Our vision, our budget makes room for these communities to grow, so the people in them have room to thrive. We can’t just talk about these communities. We have to talk with them. We have to engage them—because leaders, leaders don’t just speak up. They listen too. And if we listen more closely to the people, we will find that the answers to our problems lie a whole lot closer to home, a whole lot closer than Washington, DC.
Let me tell you a story. Last month, I went to Milwaukee.  I met a guy named Leroy Maclin. When Leroy was 14, he was convicted of a felony—and abandoned by his family. Now, he’s 27. He’s got a job at an incredible organization called Milwaukee Working. It’s a nonprofit in the inner city started by a suburban church that sells donated goods on Amazon. No government agency built this company. No law forced these people to help each other. They came together on their own. They saw a need. And they met that need.
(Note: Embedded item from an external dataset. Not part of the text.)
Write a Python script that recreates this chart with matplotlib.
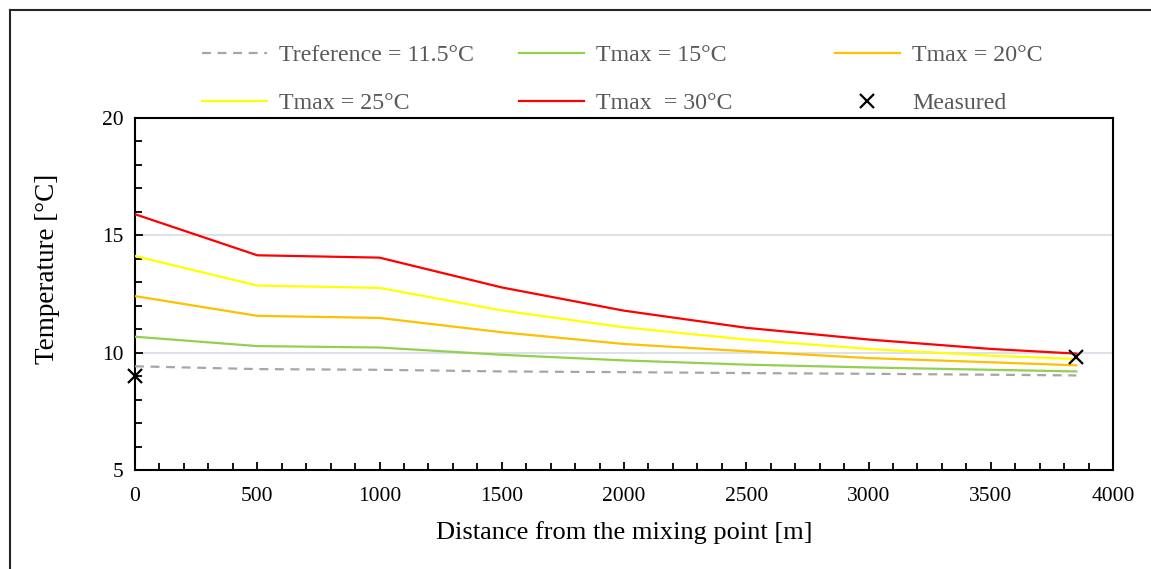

Look at the results in this one life: Today, Leroy turned his life around. He’s providing for his sons. And he’s an example for us all. You see work gives people more than a paycheck. It gives them a sense of purpose—a sense of pride. It makes them a part of their community. It gives them the dignity that we all deserve, and we can never forget this essential fact.  Work is good.  Work is dignified.
When we try to help struggling families, we should listen to people like Leroy—because they remind us that every life has the potential for redemption. Their example must inform our approach. And government, government must work with them, not against them.
But before all else, government must work. It must function.  The government must function because chaos is fertile soil for liberalism. When politicians budget by crisis, what happens? They make deals in the dead of night—far away from public view. Lobbyists sneak in their pet projects. And government grows. Cronyism spreads. It crowds out our communities. And as it lurches from crisis to crisis, it freezes people in fear. In effect, we levy an uncertainty tax on everyone in the nation. We make it impossible for them to plan for the future.
Our budget offers an end to the brinkmanship. It restores regular order. We trim the government back to its proper size. We balance the budget. We give our communities the space that they need to thrive. And we do it all out in the open—just as our Founders envisioned.
The other side can join us in this common-sense goal. Or they can choose the status quo. But they must choose. They can no longer hide behind inaction. The American people deserve an honest account of our challenges—and what is needed to confront them.
We don’t hide our beliefs. We argue for them—because a budget is more than just a list of numbers. It’s an expression of our governing philosophy. And our budget draws a very sharp contrast with the Left. It says to the people—in unmistakable terms—‘They are the party of shared hardship. We are the party of equal opportunity.’

The future's bright.  It's right in front of us.  We can do this.  We need your help; we appreciate your support.

Thank you so much.  Go get 'em, alright everybody?  God bless you guys.  Thank you so much.